Recently, editorial page editor John Diaz asked Mark Klaas whether he expects to feel closure if California executes Richard Allen Davis, the man who kidnapped, toyed with and then killed Klaas’ 12-year-old daughter, Polly, in 1993. A jury found Davis guilty and sentenced him to death in 1996.
From the early days after Davis snatched Polly from a Petaluma slumber party, Klaas has been a highly visible advocate for strong laws to protect the public, especially children, from career criminals and predators like Davis. He had come to the San Francisco Chronicle with other opponents of Proposition 34, the ballot measure that would end California’s death penalty and resentence California’s 700-plus death row inmates to life without parole.
Klaas’ answer may surprise you. He sadly shook his head and answered, “Is it going to bring any closure to me? No.”
But, Klaas added, Davis “will no longer be able to run his website.” Young girls no longer will write to him.
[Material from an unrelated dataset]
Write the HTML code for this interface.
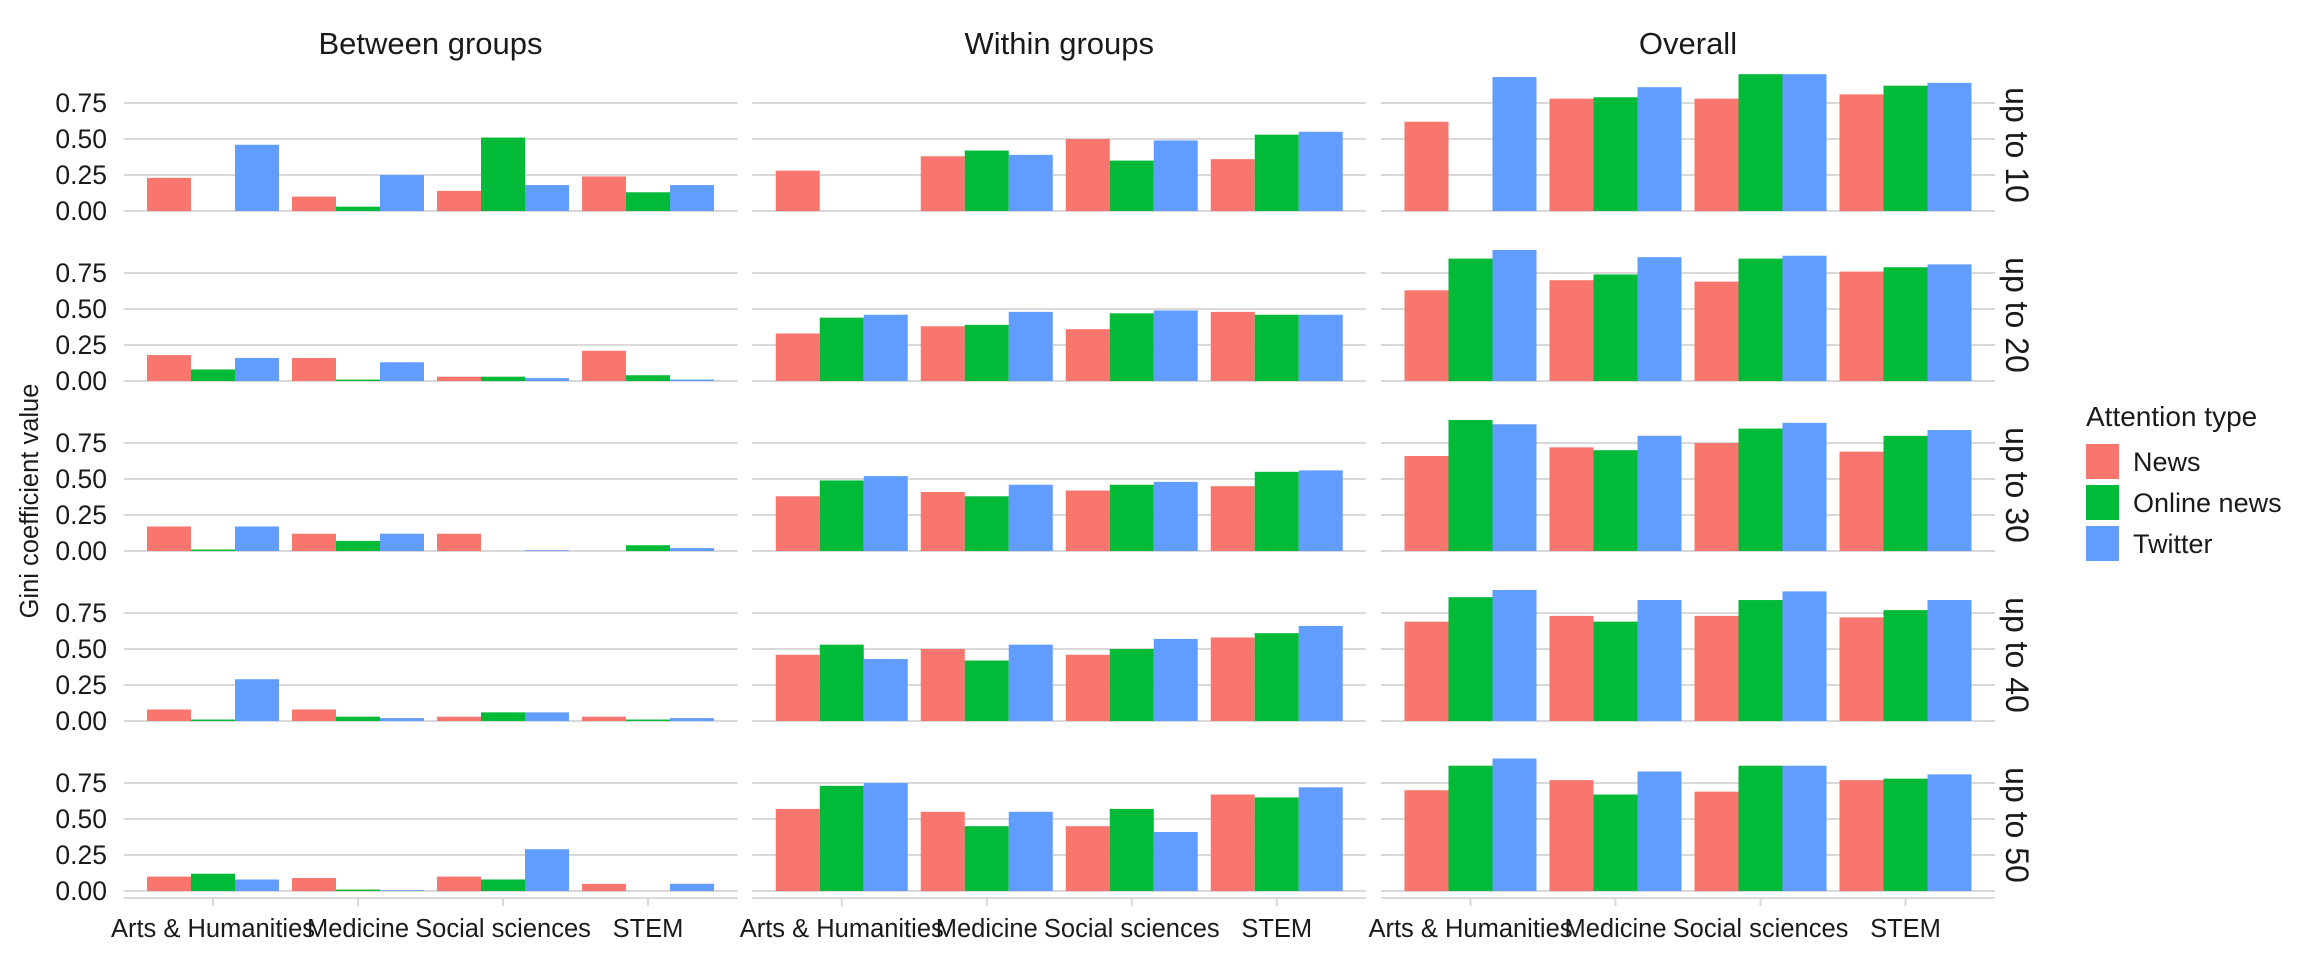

It turns out the Canadian Coalition Against the Death Penalty hosts a Richard Allen Davis home page, on which the convicted killer displays “hand-painted wood hobby craft items,” which he made, and posts photos of himself. Davis also wonders whether there’s anyone out there who wants to know who he really is, and he asks, “For someone like myself, can one ever fall back in love with life again?”
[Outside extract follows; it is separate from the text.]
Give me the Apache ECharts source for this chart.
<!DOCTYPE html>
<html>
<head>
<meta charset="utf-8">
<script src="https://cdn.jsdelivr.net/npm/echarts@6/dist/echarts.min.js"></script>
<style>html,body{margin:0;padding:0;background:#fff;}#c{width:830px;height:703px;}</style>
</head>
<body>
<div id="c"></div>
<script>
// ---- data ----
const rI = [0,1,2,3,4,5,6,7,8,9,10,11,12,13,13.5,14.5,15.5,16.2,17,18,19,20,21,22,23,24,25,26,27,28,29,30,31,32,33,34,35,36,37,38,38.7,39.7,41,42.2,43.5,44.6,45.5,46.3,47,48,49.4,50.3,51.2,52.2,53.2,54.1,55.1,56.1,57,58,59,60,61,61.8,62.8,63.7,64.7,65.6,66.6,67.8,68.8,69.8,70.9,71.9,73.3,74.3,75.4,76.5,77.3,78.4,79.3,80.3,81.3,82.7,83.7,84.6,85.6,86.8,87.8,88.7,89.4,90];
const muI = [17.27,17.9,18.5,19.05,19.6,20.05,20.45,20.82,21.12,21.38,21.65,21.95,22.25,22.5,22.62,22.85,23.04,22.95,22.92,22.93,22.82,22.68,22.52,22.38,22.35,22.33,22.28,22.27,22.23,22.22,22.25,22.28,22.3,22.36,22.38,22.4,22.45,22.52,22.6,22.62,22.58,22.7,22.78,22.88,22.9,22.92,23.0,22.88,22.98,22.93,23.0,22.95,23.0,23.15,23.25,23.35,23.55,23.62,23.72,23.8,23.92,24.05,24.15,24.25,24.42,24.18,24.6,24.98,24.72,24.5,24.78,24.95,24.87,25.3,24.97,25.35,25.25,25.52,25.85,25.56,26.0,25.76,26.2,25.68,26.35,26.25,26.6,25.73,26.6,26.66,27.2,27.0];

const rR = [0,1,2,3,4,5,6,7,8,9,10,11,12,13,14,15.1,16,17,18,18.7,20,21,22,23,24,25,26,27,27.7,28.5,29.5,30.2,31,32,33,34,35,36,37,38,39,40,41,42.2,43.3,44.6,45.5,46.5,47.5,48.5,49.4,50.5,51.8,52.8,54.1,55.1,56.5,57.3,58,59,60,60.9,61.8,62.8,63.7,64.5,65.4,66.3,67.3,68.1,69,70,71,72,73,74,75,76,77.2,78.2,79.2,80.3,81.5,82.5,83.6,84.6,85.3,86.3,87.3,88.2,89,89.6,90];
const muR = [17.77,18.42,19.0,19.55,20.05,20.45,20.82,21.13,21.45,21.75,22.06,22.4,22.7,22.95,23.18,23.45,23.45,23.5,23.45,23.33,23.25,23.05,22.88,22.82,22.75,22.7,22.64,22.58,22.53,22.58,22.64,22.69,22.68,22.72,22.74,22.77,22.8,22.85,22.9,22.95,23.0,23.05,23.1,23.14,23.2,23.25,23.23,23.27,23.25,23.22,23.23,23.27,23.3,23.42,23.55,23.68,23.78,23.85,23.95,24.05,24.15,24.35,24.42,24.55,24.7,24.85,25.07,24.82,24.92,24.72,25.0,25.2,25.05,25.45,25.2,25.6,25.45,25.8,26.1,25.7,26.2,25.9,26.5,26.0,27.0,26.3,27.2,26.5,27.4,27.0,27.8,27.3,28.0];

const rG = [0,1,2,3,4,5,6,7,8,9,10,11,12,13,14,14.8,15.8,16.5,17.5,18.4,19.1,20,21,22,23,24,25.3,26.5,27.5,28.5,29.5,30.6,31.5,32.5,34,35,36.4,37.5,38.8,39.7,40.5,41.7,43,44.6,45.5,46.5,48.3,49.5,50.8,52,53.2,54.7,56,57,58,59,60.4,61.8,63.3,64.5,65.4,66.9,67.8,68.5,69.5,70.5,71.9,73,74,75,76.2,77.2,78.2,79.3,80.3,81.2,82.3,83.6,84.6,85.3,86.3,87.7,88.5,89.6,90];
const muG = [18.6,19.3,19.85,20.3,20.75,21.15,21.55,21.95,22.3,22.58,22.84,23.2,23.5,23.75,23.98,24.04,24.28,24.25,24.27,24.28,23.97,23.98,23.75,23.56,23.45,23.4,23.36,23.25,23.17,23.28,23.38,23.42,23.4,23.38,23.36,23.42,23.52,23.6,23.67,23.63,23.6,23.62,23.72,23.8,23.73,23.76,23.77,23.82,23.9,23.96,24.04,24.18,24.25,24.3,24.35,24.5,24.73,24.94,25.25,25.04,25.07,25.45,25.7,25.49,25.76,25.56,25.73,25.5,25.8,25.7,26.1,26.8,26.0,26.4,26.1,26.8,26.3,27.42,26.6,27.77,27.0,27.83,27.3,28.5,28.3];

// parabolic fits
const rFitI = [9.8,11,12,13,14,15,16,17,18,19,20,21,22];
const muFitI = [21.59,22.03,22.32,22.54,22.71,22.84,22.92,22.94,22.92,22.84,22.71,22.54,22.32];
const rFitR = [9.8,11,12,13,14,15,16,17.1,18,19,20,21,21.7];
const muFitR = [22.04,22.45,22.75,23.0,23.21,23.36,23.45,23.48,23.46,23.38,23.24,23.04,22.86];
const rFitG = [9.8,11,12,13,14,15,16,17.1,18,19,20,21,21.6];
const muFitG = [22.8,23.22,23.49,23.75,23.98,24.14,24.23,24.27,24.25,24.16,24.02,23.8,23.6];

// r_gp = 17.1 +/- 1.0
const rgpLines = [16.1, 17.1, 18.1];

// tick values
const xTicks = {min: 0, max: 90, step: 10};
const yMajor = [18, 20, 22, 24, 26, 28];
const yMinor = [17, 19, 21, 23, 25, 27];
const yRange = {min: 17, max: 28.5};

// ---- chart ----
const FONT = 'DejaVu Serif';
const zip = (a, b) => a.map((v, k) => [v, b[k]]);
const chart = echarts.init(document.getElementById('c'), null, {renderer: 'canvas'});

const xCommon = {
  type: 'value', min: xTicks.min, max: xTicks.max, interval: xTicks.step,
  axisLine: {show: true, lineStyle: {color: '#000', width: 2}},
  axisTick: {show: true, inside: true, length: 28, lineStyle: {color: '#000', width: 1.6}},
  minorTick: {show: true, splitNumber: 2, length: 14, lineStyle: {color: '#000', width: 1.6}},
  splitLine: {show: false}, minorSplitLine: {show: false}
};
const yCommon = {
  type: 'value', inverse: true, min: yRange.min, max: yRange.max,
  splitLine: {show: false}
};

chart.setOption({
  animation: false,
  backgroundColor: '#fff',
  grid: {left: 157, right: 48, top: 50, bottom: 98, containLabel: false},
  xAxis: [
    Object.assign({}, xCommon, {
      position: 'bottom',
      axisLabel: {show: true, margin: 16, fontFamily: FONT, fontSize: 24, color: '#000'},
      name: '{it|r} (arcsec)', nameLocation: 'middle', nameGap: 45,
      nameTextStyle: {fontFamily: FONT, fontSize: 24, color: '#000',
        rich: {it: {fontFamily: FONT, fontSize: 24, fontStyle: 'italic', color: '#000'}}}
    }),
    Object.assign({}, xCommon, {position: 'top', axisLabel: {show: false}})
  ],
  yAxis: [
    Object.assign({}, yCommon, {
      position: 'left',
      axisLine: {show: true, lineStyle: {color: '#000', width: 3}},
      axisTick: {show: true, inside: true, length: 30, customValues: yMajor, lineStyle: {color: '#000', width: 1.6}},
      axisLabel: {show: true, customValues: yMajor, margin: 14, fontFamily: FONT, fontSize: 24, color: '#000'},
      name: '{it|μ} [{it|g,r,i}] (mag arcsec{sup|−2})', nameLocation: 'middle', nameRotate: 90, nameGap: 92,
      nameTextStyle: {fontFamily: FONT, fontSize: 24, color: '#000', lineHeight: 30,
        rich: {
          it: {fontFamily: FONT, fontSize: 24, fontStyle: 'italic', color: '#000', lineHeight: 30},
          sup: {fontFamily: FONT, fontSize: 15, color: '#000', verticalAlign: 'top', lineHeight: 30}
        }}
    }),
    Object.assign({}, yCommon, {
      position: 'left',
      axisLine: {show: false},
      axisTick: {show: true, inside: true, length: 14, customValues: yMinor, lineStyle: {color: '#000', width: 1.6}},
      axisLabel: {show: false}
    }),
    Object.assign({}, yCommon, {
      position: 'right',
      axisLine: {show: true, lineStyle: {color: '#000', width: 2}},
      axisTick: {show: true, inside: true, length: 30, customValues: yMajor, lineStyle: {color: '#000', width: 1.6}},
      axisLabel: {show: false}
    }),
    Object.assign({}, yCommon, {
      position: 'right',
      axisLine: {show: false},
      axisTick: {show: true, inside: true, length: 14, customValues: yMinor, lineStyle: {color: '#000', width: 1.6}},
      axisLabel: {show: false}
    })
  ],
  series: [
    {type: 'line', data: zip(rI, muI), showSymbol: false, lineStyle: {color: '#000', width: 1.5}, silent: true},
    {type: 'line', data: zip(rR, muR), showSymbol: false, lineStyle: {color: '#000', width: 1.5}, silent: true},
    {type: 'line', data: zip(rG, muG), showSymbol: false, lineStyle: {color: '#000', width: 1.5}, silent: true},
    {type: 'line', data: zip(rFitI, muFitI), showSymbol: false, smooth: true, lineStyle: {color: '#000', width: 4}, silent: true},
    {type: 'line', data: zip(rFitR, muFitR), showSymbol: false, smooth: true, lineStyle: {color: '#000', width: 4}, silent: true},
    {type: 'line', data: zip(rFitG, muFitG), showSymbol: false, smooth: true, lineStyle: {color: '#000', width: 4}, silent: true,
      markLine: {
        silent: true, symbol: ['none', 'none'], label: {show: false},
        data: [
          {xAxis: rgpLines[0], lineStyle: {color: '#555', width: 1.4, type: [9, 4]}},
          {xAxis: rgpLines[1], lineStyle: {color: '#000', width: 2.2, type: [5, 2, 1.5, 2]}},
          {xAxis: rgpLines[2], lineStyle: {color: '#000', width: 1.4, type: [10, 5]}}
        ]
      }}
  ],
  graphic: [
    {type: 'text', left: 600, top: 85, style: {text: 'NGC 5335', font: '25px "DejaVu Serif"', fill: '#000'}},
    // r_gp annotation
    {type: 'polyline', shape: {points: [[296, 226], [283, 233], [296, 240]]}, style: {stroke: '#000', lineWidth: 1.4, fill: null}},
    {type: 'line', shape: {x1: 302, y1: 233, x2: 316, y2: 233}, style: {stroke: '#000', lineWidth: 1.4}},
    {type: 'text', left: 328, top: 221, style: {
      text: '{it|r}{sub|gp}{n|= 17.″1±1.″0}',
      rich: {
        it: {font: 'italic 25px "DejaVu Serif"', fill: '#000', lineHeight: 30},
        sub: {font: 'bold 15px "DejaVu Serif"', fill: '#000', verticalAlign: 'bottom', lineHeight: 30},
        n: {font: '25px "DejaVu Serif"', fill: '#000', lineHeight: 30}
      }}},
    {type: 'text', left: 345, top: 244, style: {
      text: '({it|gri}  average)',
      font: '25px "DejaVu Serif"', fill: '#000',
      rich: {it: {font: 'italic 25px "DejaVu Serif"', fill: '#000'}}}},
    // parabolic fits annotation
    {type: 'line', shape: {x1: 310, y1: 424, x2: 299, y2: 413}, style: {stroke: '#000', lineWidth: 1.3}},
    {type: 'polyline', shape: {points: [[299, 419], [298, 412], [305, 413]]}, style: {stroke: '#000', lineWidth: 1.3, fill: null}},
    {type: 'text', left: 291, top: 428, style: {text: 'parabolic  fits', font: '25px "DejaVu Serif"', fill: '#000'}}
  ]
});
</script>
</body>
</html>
Davis invites interested parties to write to him at San Quentin.
Klaas wants to see Davis executed, he told me later, because the man who killed his daughter should have no influence in this world. That, he emphasized, is “what’s supposed to stop.”
Good luck with that. Thanks to a highly successful defense lobby and federal judges who have stalled the enforcement of California law, only 13 of the state’s death row inmates have been executed since 1992.
So now the folks behind Proposition 34 argue that California’s death penalty is “too costly” and “broken beyond repair.” End the death penalty, they say, and Californians will save money on sentencing trials, costly appeals and “special death row housing.”
The nonpartisan Legislative Analyst’s Office estimates that the savings could amount to $100 million annually in the first few years.
There’s a caveat with that number. The Legislative Analyst’s Office also noted that it cannot compute the financial effect that might follow if murderers stopped pleading guilty and making plea bargains that enable them to avoid death row.
As Klaas sees it, the anti-death penalty lobby is asking Californians to disarm themselves unilaterally.
He cited cases like that of John Gardner. After the convicted sex offender was arrested for the murder of 17-year-old Chelsea King in 2010, Gardner went for a deal. He admitted to killing King and also to the 2009 murder and attempted rape of 14-year-old Amber Dubois. Gardner even led authorities to Amber’s bones.
Parents Brent and Kelly King agreed to the plea bargain because, they said in a statement covered by CBS News, their family had been through “unthinkable hell” for 14 months. “We couldn’t imagine the confession to Amber’s murder never seeing the light of day, leaving an eternal question mark,” they said.
“You take the death penalty off the table,” Klaas told the Chronicle, and communities will be held hostage to the fear and uncertainty that follow when a young person goes missing. “Crimes will not be solved. Victims will not be recovered.”
Without the death penalty, it is doubtful that Jared Lee Loughner would have pleaded guilty to a 2011 shooting in Tucson, Ariz., during which he killed six and wounded then-Rep. Gabrielle Giffords. Given his history of mental illness, it’s not clear whether Loughner would have been found guilty.
Even when it doesn’t work, the death penalty works.
California prosecutors and California juries do not reach the death penalty lightly. Sacramento Deputy District Attorney Anne Marie Schubert estimates that death row inmates represent less than 2 percent of those convicted for murder.
At least with the death penalty on the books, there’s a good chance that some of the worst offenders will agree to a sentence of life without parole in order to avoid lethal injection.
In such cases, there is quick resolution and certainty of outcome, and victims’ families need not worry about an offender’s getting off, because the defendant has no grounds for appeals. All of the outcomes that the anti-death penalty lobby extols — cheaper, faster and more certain — exist only because of the death penalty.
Why would Californians want to get rid of it?